Rowing in One Direction
Tyler Martin, MHA, executive director of ambulatory network operations at NEBH, leads and implements patient-centered programs and initiatives across radiology, pain management, spine center, occupational medicine, outpatient physical therapy, and sports performance. He spearheaded efforts to adopt an enterprise imaging strategy at the facility.

The goal of implementing an enterprise imaging system at NEBH was to optimize image and data workflow. Planning began at the time the facility was going through a full RIS and PACS upgrade. "We needed a solution for use by physicians who work external to the hospital," Martin says.

The hospital's initial solution involved supplying physicians associated with the hospital with PACS workstations, either on site or off site. This approach was expensive and inefficient, Martin says. In addition, most practices didn't have IT support staff, leaving physicians to take on the tech support role.

The same team—hospital personnel and physician stakeholders—working on the RIS/PACS upgrade also took on the enterprise imaging piece. Those same people were also a part of the request for proposal [RFP] development process and participated in vendor interviews.

"Anyone who would ever touch the system was seen as a champion for the project," Martin says.

Centralized Access
At NEBH, patients are first seen at a physician's office outside the center. Someone else, a primary care physician, has already ordered the imaging before the patient is referred to the orthopedist. After they see the orthopedist, the patient comes to NEBH for surgery or other treatment.

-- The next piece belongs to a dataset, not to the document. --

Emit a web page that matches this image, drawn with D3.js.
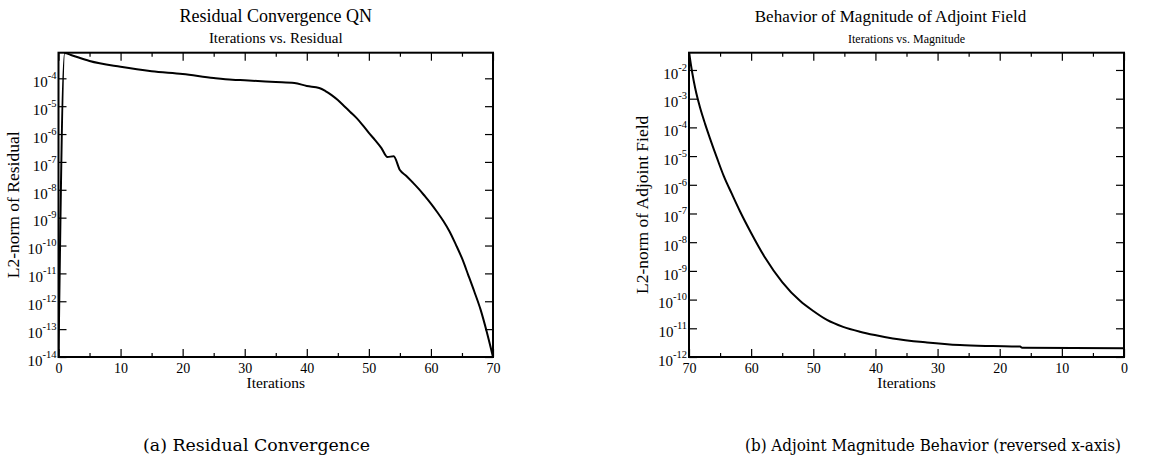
<!DOCTYPE html>
<html>
<head>
<meta charset="utf-8">
<script src="https://cdn.jsdelivr.net/npm/d3@7"></script>
<style>
  body { margin: 0; background: #fff; }
  svg { display: block; }
</style>
</head>
<body>
<div id="chart-container"></div>
<script>
// values (log axes, so estimates)
const iterResidual = [0, 1, 2, 5, 10, 15, 20, 25, 28, 30, 35, 38, 40, 42, 43, 44, 45, 46, 47, 48, 49, 50,
  51, 52, 53, 54, 55, 56, 57, 58, 59, 60, 61, 62, 63, 64, 65, 66, 67, 68, 69, 70];
const residual = [1e-14, 8.1e-4, 6.9e-4, 4.2e-4, 2.6e-4, 1.8e-4, 1.43e-4, 1.03e-4, 8.9e-5, 8.5e-5, 7.4e-5, 6.8e-5, 5.3e-5, 4.5e-5, 3.5e-5, 2.5e-5, 1.66e-5, 1.02e-5, 6.2e-6, 3.8e-6, 2.1e-6, 1.1e-6,
  6.1e-7, 3.2e-7, 1.5e-7, 1.6e-7, 5.1e-8, 3.2e-8, 1.9e-8, 1.1e-8, 6.0e-9, 3.2e-9, 1.6e-9, 7.6e-10, 3.2e-10, 1.1e-10, 3.5e-11, 8.9e-12, 2.2e-12, 5e-13, 7.9e-14, 1e-14];

const iterAdjoint = [70, 69.5, 69, 68.2, 67.4, 66.6, 65.5, 64.4, 63.1, 61.8, 60, 57.8, 55, 52.1, 50, 47.8, 45.2,
  42.5, 40.1, 37.2, 31.7, 26.4, 21.1, 16.7, 16.4, 0];
const adjointNorm = [4.3e-2, 8.5e-3, 2.3e-3, 4.7e-4, 1.3e-4, 4.0e-5, 8.6e-6, 2.0e-6, 4.8e-7, 1.2e-7, 2.1e-8, 3.0e-9, 4.1e-10, 8.9e-11, 4.0e-11, 1.95e-11, 1.12e-11,
  7.6e-12, 5.8e-12, 4.4e-12, 3.2e-12, 2.6e-12, 2.4e-12, 2.3e-12, 2.1e-12, 2.0e-12];

const xTickLabels = [0, 10, 20, 30, 40, 50, 60, 70];
const xMinorTicks = [5, 15, 25, 35, 45, 55, 65];
const residualTicks = [1e-14, 1e-13, 1e-12, 1e-11, 1e-10, 1e-9, 1e-8, 1e-7, 1e-6, 1e-5, 1e-4];
const adjointTicks = [1e-12, 1e-11, 1e-10, 1e-9, 1e-8, 1e-7, 1e-6, 1e-5, 1e-4, 1e-3, 1e-2];

const width = 1153;
const height = 464;

const svg = d3.select("#chart-container").append("svg")
  .attr("width", width)
  .attr("height", height)
  .attr("viewBox", [0, 0, width, height])
  .style("font-family", "'Liberation Serif', 'Times New Roman', serif");

svg.append("rect").attr("width", width).attr("height", height).attr("fill", "#fff");

// d3 axes put a sans-serif font on their group; drop it
function plain(a) {
  a.attr("font-family", null).attr("font-size", null);
  a.select(".domain").remove();
}

function panel(o) {
  const g = svg.append("g");
  const [x0, x1] = o.x.range();
  const [y0, y1] = o.y.range();
  const cx = (x0 + x1) / 2;

  // minor x ticks, top and bottom
  g.append("g")
    .attr("transform", `translate(0,${y0})`)
    .call(d3.axisBottom(o.x).tickValues(xMinorTicks).tickSize(-4).tickFormat(""))
    .call(plain);
  g.append("g")
    .attr("transform", `translate(0,${y1})`)
    .call(d3.axisTop(o.x).tickValues(xMinorTicks).tickSize(-4).tickFormat(""))
    .call(plain);

  // major x ticks
  g.append("g")
    .attr("transform", `translate(0,${y0})`)
    .call(d3.axisBottom(o.x).tickValues(xTickLabels).tickSize(-8).tickPadding(6))
    .call(plain)
    .call(a => a.selectAll("text").attr("font-size", 14).attr("fill", "#000"));
  g.append("g")
    .attr("transform", `translate(0,${y1})`)
    .call(d3.axisTop(o.x).tickValues(xTickLabels).tickSize(-8).tickFormat(""))
    .call(plain);

  // y ticks, left with 10^n labels, right plain
  g.append("g")
    .attr("transform", `translate(${x0},0)`)
    .call(d3.axisLeft(o.y).tickValues(o.yTicks).tickSize(-8).tickPadding(2))
    .call(plain)
    .call(a => a.selectAll("text")
      .attr("font-size", 15)
      .attr("fill", "#000")
      .attr("dy", "0.55em")
      .each(function(d) {
        const t = d3.select(this).text(null);
        t.append("tspan").text("10");
        t.append("tspan").attr("dy", -8).attr("font-size", 10.5).text(Math.round(Math.log10(d)));
      }));
  g.append("g")
    .attr("transform", `translate(${x1},0)`)
    .call(d3.axisRight(o.y).tickValues(o.yTicks).tickSize(-8).tickFormat(""))
    .call(plain);

  g.selectAll(".tick line").attr("stroke", "#000").attr("stroke-width", 1.2);

  // curve
  const clipId = "clip-" + o.id;
  svg.append("clipPath").attr("id", clipId)
    .append("rect")
    .attr("x", Math.min(x0, x1)).attr("y", y1)
    .attr("width", Math.abs(x1 - x0)).attr("height", y0 - y1);

  const line = d3.line()
    .x(d => o.x(d[0]))
    .y(d => o.y(d[1]))
    .curve(d3.curveMonotoneX);

  g.append("path")
    .datum(o.xs.map((v, i) => [v, o.ys[i]]))
    .attr("clip-path", `url(#${clipId})`)
    .attr("fill", "none")
    .attr("stroke", "#000")
    .attr("stroke-width", 2)
    .attr("stroke-linejoin", "round")
    .attr("d", line);

  // frame
  g.append("rect")
    .attr("x", x0).attr("y", y1)
    .attr("width", x1 - x0).attr("height", y0 - y1)
    .attr("fill", "none")
    .attr("stroke", "#000")
    .attr("stroke-width", 2);

  // titles and labels
  g.append("text").attr("x", cx + o.titleShift).attr("y", 22)
    .attr("text-anchor", "middle").attr("font-size", o.titleSize).text(o.title);
  g.append("text").attr("x", cx).attr("y", 43)
    .attr("text-anchor", "middle").attr("font-size", o.subSize).text(o.subtitle);
  g.append("text").attr("x", cx).attr("y", 388)
    .attr("text-anchor", "middle").attr("font-size", 15.5).text("Iterations");
  g.append("text")
    .attr("transform", `translate(${o.ylabelX},${(y0 + y1) / 2}) rotate(-90)`)
    .attr("text-anchor", "middle").attr("font-size", 17.5).text(o.ylabel);

  // caption under the subfigure
  svg.append("text")
    .attr("x", o.captionX).attr("y", 451)
    .attr("text-anchor", "middle")
    .attr("font-family", "'DejaVu Serif', serif")
    .attr("font-size", 16.5)
    .attr("textLength", o.captionWidth)
    .attr("lengthAdjust", "spacingAndGlyphs")
    .text(o.caption);
}

panel({
  id: "residual",
  x: d3.scaleLinear().domain([0, 70]).range([58.5, 493]),
  y: d3.scaleLog().domain([1e-14, 8.3e-4]).range([357, 52.7]),
  xs: iterResidual, ys: residual,
  yTicks: residualTicks,
  title: "Residual Convergence QN", titleSize: 18, titleShift: 0,
  subtitle: "Iterations vs. Residual", subSize: 15,
  ylabel: "L2-norm of Residual", ylabelX: 19,
  caption: "(a) Residual Convergence", captionX: 256.5, captionWidth: 227
});

panel({
  id: "adjoint",
  x: d3.scaleLinear().domain([70, 0]).range([689, 1124]),
  y: d3.scaleLog().domain([1e-12, 4e-2]).range([357, 52.7]),
  xs: iterAdjoint, ys: adjointNorm,
  yTicks: adjointTicks,
  title: "Behavior of Magnitude of Adjoint Field", titleSize: 17, titleShift: -16,
  subtitle: "Iterations vs. Magnitude", subSize: 12,
  ylabel: "L2-norm of Adjoint Field", ylabelX: 648,
  caption: "(b) Adjoint Magnitude Behavior (reversed x-axis)", captionX: 933, captionWidth: 376
});
</script>
</body>
</html>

"Without an enterprise imaging network, images would need to be saved onto a CD and delivered by the patient to the specialist, then to the surgery center," Martin says. "Then you have the issue of managing the CD. Does the patient want it back? Does it go back to the primary care physician?"

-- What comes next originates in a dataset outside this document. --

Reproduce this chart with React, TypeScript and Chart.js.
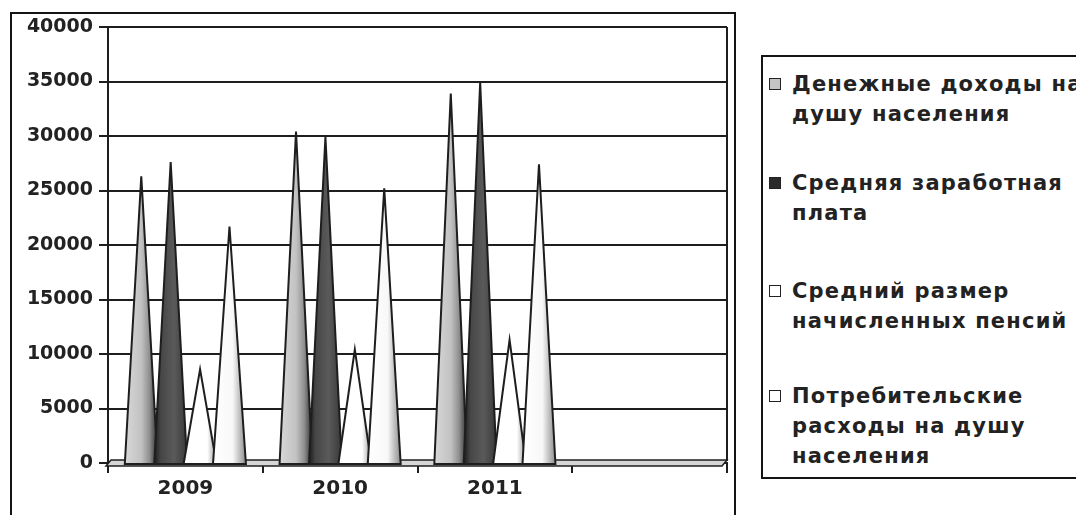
import React, { useEffect, useRef } from "react";
import { Chart, registerables } from "chart.js";

Chart.register(...registerables);

// ---- data ----
const categories = ["2009", "2010", "2011", ""];
const incomePerCapita = [26300, 30400, 33900, null];
const averageWage = [27600, 29900, 34900, null];
const averagePension = [8600, 10400, 11300, null];
const consumerSpending = [21700, 25200, 27400, null];
const seriesNames = [
  "Денежные доходы на душу населения",
  "Средняя заработная плата",
  "Средний размер начисленных пенсий",
  "Потребительские расходы на душу населения",
];
const legendLines = [
  ["Денежные доходы на", "душу населения"],
  ["Средняя заработная", "плата"],
  ["Средний размер", "начисленных пенсий"],
  ["Потребительские", "расходы на душу", "населения"],
];
const yMin = 0;
const yMax = 40000;
const yStep = 5000;

// ---- styles ----
const coneStops: [number, string][][] = [
  [[0, "#d8d8d8"], [0.5, "#c2c2c2"], [0.75, "#8f8f8f"], [1, "#2a2a2a"]],
  [[0, "#1c1c1c"], [0.2, "#464646"], [0.6, "#5a5a5a"], [1, "#383838"]],
  [[0, "#ffffff"], [0.72, "#ffffff"], [1, "#9a9a9a"]],
  [[0, "#ffffff"], [0.6, "#f8f8f8"], [1, "#8c8c8c"]],
];
const markerFill = ["#c4c4c4", "#2a2a2a", "#ffffff", "#ffffff"];
const legendTops = [69, 168, 276, 381];
const ink = "#1e1e1e";

const conePlugin = {
  id: "cones",
  beforeDatasetsDraw(chart: any) {
    const { ctx, chartArea } = chart;
    const { left, right, bottom, top } = chartArea;
    ctx.save();
    ctx.strokeStyle = ink;
    ctx.lineWidth = 2;
    ctx.beginPath();
    ctx.moveTo(right, top);
    ctx.lineTo(right, bottom - 2);
    ctx.stroke();
    ctx.beginPath();
    ctx.moveTo(left + 3, bottom - 3);
    ctx.lineTo(right, bottom - 3);
    ctx.lineTo(right - 5, bottom + 3);
    ctx.lineTo(left - 2, bottom + 3);
    ctx.closePath();
    ctx.fillStyle = "#d6d6d6";
    ctx.fill();
    ctx.lineWidth = 1.5;
    ctx.stroke();
    ctx.restore();
  },
  afterDatasetsDraw(chart: any) {
    const ctx = chart.ctx;
    chart.data.datasets.forEach((ds: any, i: number) => {
      const meta = chart.getDatasetMeta(i);
      meta.data.forEach((bar: any, j: number) => {
        if (ds.data[j] == null) return;
        const { x, y, base, width } = bar.getProps(["x", "y", "base", "width"], true);
        const half = width * 0.56;
        const g = ctx.createLinearGradient(x - half, 0, x + half, 0);
        coneStops[i].forEach(([o, c]) => g.addColorStop(o, c));
        ctx.save();
        ctx.beginPath();
        ctx.moveTo(x - half, base + 2);
        ctx.lineTo(x, y);
        ctx.lineTo(x + half, base + 2);
        ctx.closePath();
        ctx.fillStyle = g;
        ctx.fill();
        ctx.strokeStyle = ink;
        ctx.lineWidth = 2;
        ctx.lineJoin = "miter";
        ctx.stroke();
        ctx.restore();
      });
    });
  },
};

export default function App() {
  const canvasRef = useRef<HTMLCanvasElement | null>(null);

  useEffect(() => {
    if (!canvasRef.current) return;
    const series = [incomePerCapita, averageWage, averagePension, consumerSpending];
    const chart = new Chart(canvasRef.current, {
      type: "bar",
      data: {
        labels: categories,
        datasets: series.map((d, i) => ({
          label: seriesNames[i],
          data: d,
          backgroundColor: "rgba(0,0,0,0)",
          borderWidth: 0,
          categoryPercentage: 0.76,
          barPercentage: 1,
        })),
      },
      options: {
        animation: false,
        responsive: false,
        devicePixelRatio: 1,
        layout: { padding: { left: 0, top: 27, right: 349, bottom: 0 } },
        plugins: { legend: { display: false }, tooltip: { enabled: false } },
        scales: {
          x: {
            grid: {
              display: true,
              drawOnChartArea: false,
              drawTicks: true,
              tickLength: 10,
              color: ink,
              lineWidth: 2,
              offset: true,
            },
            border: { display: true, color: ink, width: 2 },
            ticks: {
              color: "#222",
              padding: 4,
              font: { family: "DejaVu Sans", weight: "bold", size: 20 },
            },
            afterFit: (s: any) => {
              s.height = 52;
            },
          },
          y: {
            min: yMin,
            max: yMax,
            grid: { color: ink, lineWidth: 2, tickLength: 9, drawTicks: true },
            border: { display: true, color: ink, width: 2 },
            ticks: {
              stepSize: yStep,
              color: "#222",
              padding: 6,
              font: { family: "DejaVu Sans", weight: "bold", size: 19 },
              callback: (v: any) => String(v),
            },
            afterFit: (s: any) => {
              s.width = 108;
            },
          },
        },
      },
      plugins: [conePlugin],
    });
    return () => chart.destroy();
  }, []);

  return (
    <div
      style={{
        position: "absolute",
        left: 0,
        top: 0,
        width: 1076,
        height: 515,
        overflow: "hidden",
        background: "#fff",
      }}
    >
      <div
        style={{
          position: "absolute",
          left: 10,
          top: 12,
          width: 722,
          height: 560,
          border: "2px solid #141414",
        }}
      />
      <canvas
        ref={canvasRef}
        width={1076}
        height={515}
        style={{ position: "absolute", left: 0, top: 0, width: 1076, height: 515 }}
      />
      <div
        style={{
          position: "absolute",
          left: 761,
          top: 55,
          width: 400,
          height: 420,
          border: "2px solid #141414",
          background: "#fff",
        }}
      />
      {legendLines.map((lines, i) => (
        <div
          key={i}
          style={{
            position: "absolute",
            left: 769,
            top: legendTops[i],
            fontFamily: "DejaVu Sans",
            fontWeight: "bold",
            fontSize: 21,
            lineHeight: "30px",
            letterSpacing: 1.2,
            color: "#222",
            whiteSpace: "nowrap",
          }}
        >
          <span
            style={{
              position: "absolute",
              left: 0,
              top: 9,
              width: 10,
              height: 10,
              border: "1.5px solid #222",
              background: markerFill[i],
            }}
          />
          <div style={{ paddingLeft: 23 }}>
            {lines.map((l, k) => (
              <div key={k}>{l}</div>
            ))}
          </div>
        </div>
      ))}
    </div>
  );
}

Now, the patient's image is stored in the enterprise system. Patients can access their own images remotely, as can any of the physicians involved in their care.

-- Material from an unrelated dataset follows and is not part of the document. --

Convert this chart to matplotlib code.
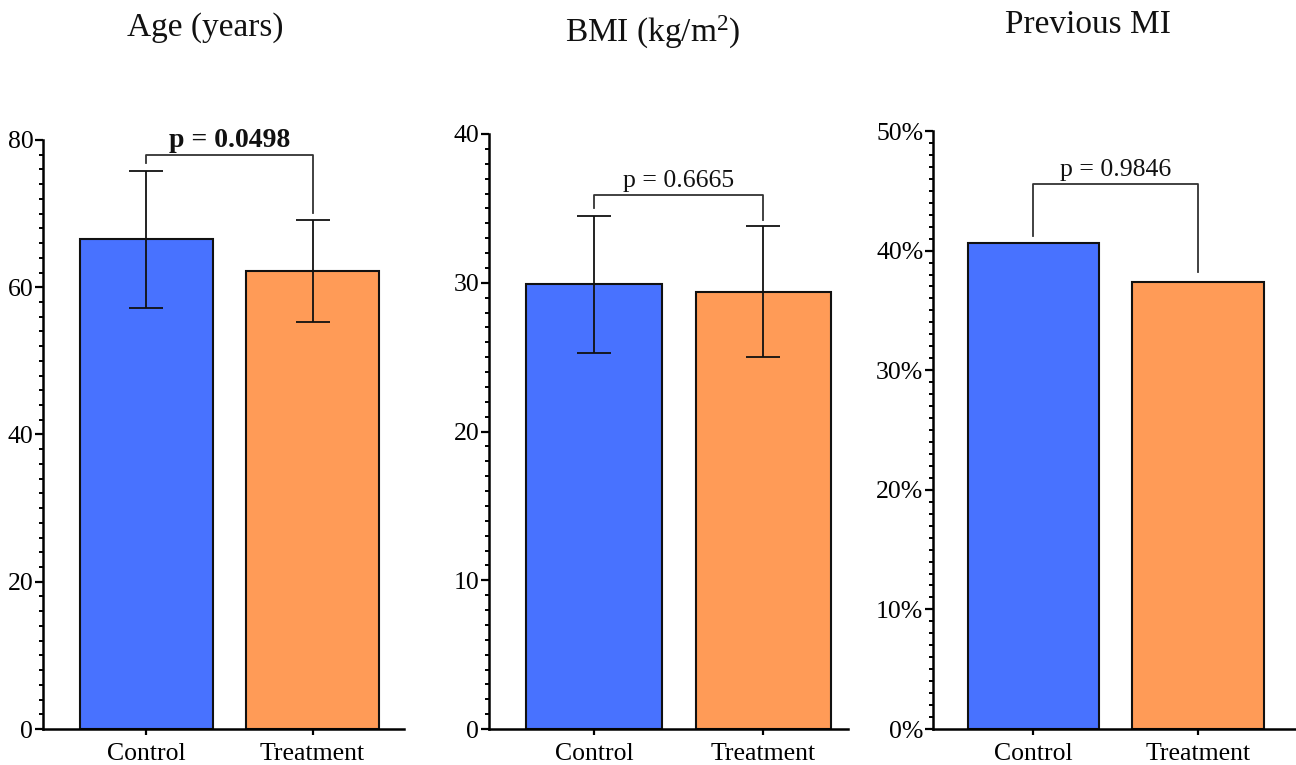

"We are working with our partners to be able to transfer images electronically to our doctors or even other hospitals," Martin says. "If a patient needs to go to a rehab facility after surgery, we can push images out to that facility. Patients no longer have to carry their images with them everywhere."

The Sky's the Limit
Martin believes that when working on an RFP for an enterprise imaging system, facility leaders shouldn't limit their list of needs. Consider all possibilities.

"Don't get bogged down in the restraints of your current system," he says. "Use this as an opportunity to shoot for the stars. If it's something that's mission critical [and] that enhances the patient experience, then don't rule it out."

— Kathy Hardy is a freelance writer based in Phoenixville, Pennsylvania. She is a frequent contributor to Radiology Today.